In Egypt, the Brotherhood rose to power after Hosni Mubarak’s fall in 2011, winning both presidential and parliamentary elections. President Mohammed Morsi’s increasingly authoritarian rule triggered mass protests, leading to a military coup, massacres of Brotherhood supporters, and the group’s designation as a terrorist organization. Saudi Arabia followed with its own ban in March 2014, and the UAE in November, with religious authorities denouncing the Brotherhood as a partisan movement that spread division and incited violence.
By contrast, Qatar has long been the Brotherhood’s chief patron, supporting branches across the region since the 1950s and sheltering exiled leaders such as Yusuf al-Qaradawi after Morsi’s ouster. Doha funneled billions into Morsi’s government, backed Brotherhood-linked movements during the Arab Spring in Tunisia and Libya, and has been Hamas’s largest state sponsor, providing over $1 billion in aid, hosting its political office, and amplifying its message through Al Jazeera.
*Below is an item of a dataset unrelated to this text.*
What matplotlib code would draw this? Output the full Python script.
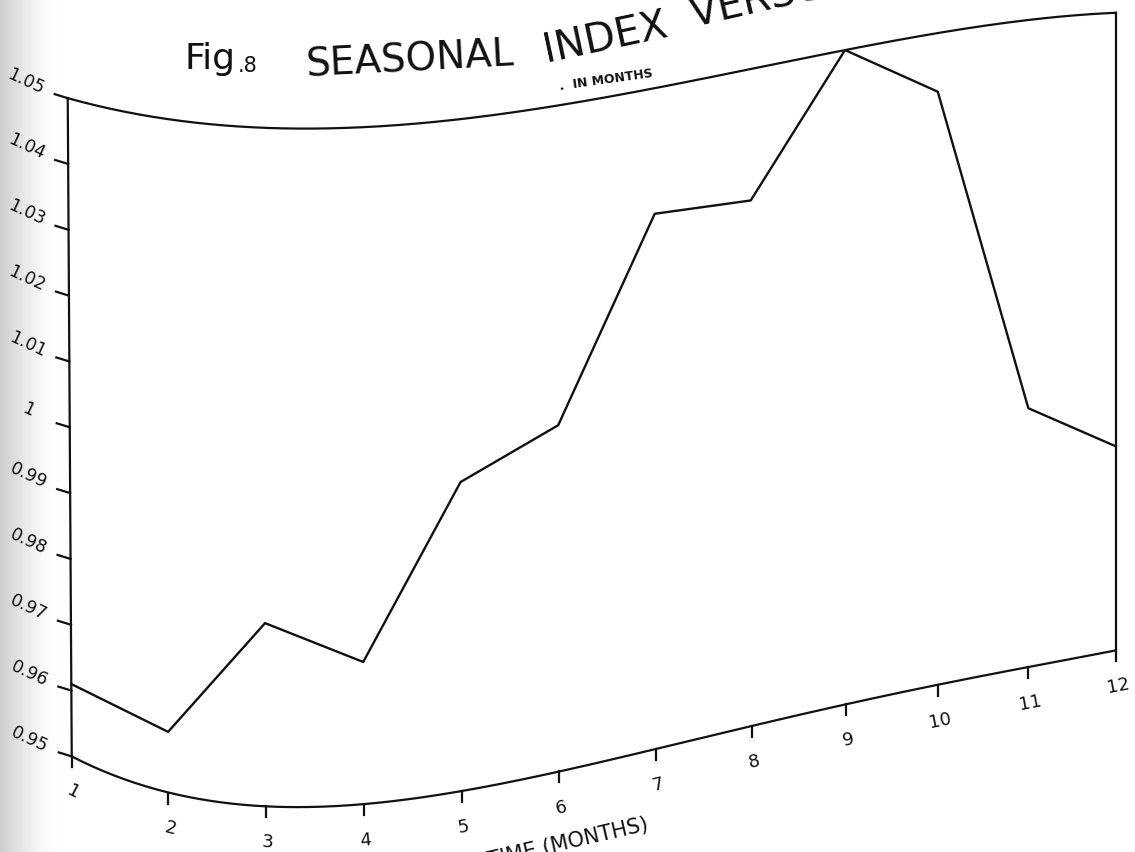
import numpy as np
import matplotlib
matplotlib.use("Agg")
import matplotlib.pyplot as plt
import matplotlib.transforms as mtransforms

# seasonal index per month
months = np.arange(1, 13)
seasonal_index = [0.961, 0.959, 0.977, 0.971, 0.996, 1.002,
                  1.031, 1.030, 1.050, 1.041, 0.990, 0.982]

y_ticks = [0.95, 0.96, 0.97, 0.98, 0.99, 1.00, 1.01, 1.02, 1.03, 1.04, 1.05]
y_tick_labels = ["0.95", "0.96", "0.97", "0.98", "0.99", "1",
                 "1.01", "1.02", "1.03", "1.04", "1.05"]
x_tick_labels = [str(m) for m in months]

Y_MIN, Y_MAX = 0.95, 1.05

# the printed sheet is bent: frame edges in page pixels, sampled at each month
EDGE_X = [75, 165, 263, 364, 463, 562, 658, 751, 846, 936, 1027, 1118]
EDGE_BOTTOM = [757, 794, 808, 805, 791, 772, 750, 728, 706, 685, 667, 652]
EDGE_TOP = [100, 119, 127, 128, 122, 110, 88, 68, 48, 36, 24, 12]

px = np.polyfit(months, EDGE_X, 3)
pb = np.polyfit(months, EDGE_BOTTOM, 4)
pt = np.polyfit(months, EDGE_TOP, 4)


class SheetWarp(mtransforms.Transform):
    """(month, index) -> page pixel, following the curved frame."""
    input_dims = 2
    output_dims = 2
    is_separable = False
    has_inverse = False

    def transform_non_affine(self, values):
        values = np.asarray(values, dtype=float).reshape(-1, 2)
        m, v = values[:, 0], values[:, 1]
        frac = (v - Y_MIN) / (Y_MAX - Y_MIN)
        yb = np.polyval(pb, m)
        yt = np.polyval(pt, m)
        x = np.polyval(px, m) - 4 * frac * (1 - (m - 1) / 11)
        y = yb + frac * (yt - yb)
        return np.column_stack([x, y])


W, H = 1135, 853
fig = plt.figure(figsize=(W / 100, H / 100), dpi=100)
ax = fig.add_axes([0, 0, 1, 1])
ax.set_xlim(0, W)
ax.set_ylim(H, 0)
ax.axis("off")

# grey shading along the scanned page edge
shade = np.ones((1, 60, 4))
shade[..., :3] = 0.80
shade[0, :, 3] = np.linspace(1, 0, 60) ** 1.6
ax.imshow(shade, extent=[0, 60, H, 0], aspect="auto", zorder=0)

warp = SheetWarp()
tr = warp + ax.transData
ink = "#111111"
font = "DejaVu Sans"

# curved frame
mm = np.linspace(1, 12, 300)
ax.plot(mm, np.full_like(mm, Y_MIN), transform=tr, color=ink, lw=1.6)
ax.plot(mm, np.full_like(mm, Y_MAX), transform=tr, color=ink, lw=1.6)
vv = np.linspace(Y_MIN, Y_MAX, 50)
ax.plot(np.full_like(vv, 1), vv, transform=tr, color=ink, lw=1.6)
ax.plot(np.full_like(vv, 12), vv, transform=tr, color=ink, lw=1.6)

# seasonal index line
ax.plot(months, seasonal_index, transform=tr, color=ink, lw=1.7)

# left ticks and labels
for val, lab in zip(y_ticks, y_tick_labels):
    x0, y0 = warp.transform([[1, val]])[0]
    ax.plot([x0, x0 - 13], [y0, y0 - 4], color=ink, lw=1.6)
    ax.text(x0 - 42, y0 - 18, lab, fontsize=12.5, family=font, color=ink,
            rotation=-25, ha="center", va="center")

# bottom ticks and labels
for m, lab in zip(months, x_tick_labels):
    x0, y0 = warp.transform([[m, Y_MIN]])[0]
    xa, ya = tr.transform([[m - 0.1, Y_MIN]])[0]
    xb, yb = tr.transform([[m + 0.1, Y_MIN]])[0]
    ang = np.degrees(np.arctan2(yb - ya, xb - xa))
    ax.plot([x0, x0], [y0, y0 + 11], color=ink, lw=1.6)
    ax.text(x0 + 2, y0 + 35, lab, fontsize=13, family=font, color=ink,
            rotation=ang, ha="center", va="center")

# titles, following the bend of the page
ax.text(184, 69, "Fig", fontsize=26, family=font, color=ink,
        ha="left", va="baseline")
ax.text(238, 72, ".8", fontsize=15, family=font, color=ink,
        ha="left", va="baseline")
ax.text(306, 77, "SEASONAL", fontsize=28, family=font, color=ink,
        rotation=3, rotation_mode="anchor", ha="left", va="baseline")
ax.text(546, 62, "INDEX", fontsize=29, family=font, color=ink,
        rotation=12, rotation_mode="anchor", ha="left", va="baseline")
ax.text(694, 28, "VERSUS TIME", fontsize=29, family=font, color=ink,
        rotation=13, rotation_mode="anchor", ha="left", va="baseline")
ax.text(560, 90, ".  IN MONTHS", fontsize=9, family=font, color=ink,
        rotation=8, rotation_mode="anchor", ha="left", va="baseline",
        fontweight="bold")
ax.text(568, 843, "TIME (MONTHS)", fontsize=15, family=font, color=ink,
        rotation=13, ha="center", va="center")

fig.savefig("out.png", dpi=100, facecolor="white")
Turkey, under President Recep Tayyip Erdogan, has likewise become a central champion. After 2013, Ankara hosted Brotherhood leaders fleeing Egypt, extended political and financial support to Hamas, and repeatedly defended the group, even after the October 7 massacre. Erdogan’s Justice and Development Party (AKP), rooted in Brotherhood ideology, has promoted Islamist movements abroad, protested Morsi’s ouster, and built Brotherhood-linked institutions inside Turkey. Alongside Qatar, Turkey remains the Brotherhood’s most important state sponsor.
The Obama and Biden administrations declined to designate the Brotherhood as a terrorist organization, a decision often attributed to liberal ideology focused on diversity, equity, and inclusion. Yet this stands in contrast to Muslim-majority states like Egypt, Saudi Arabia, and the UAE, which have already banned the group.
Critics argue the main obstacles to designation are legal durability and enforcement, given the Brotherhood’s decentralized structure. Trump, however, appears ready to move forward, judging the evidence sufficient and leaving enforcement issues to be addressed later. With many Arab states welcoming the move, the only significant objections would come from Turkey and Qatar, nations he has already criticized for supporting Hamas and undermining regional stability.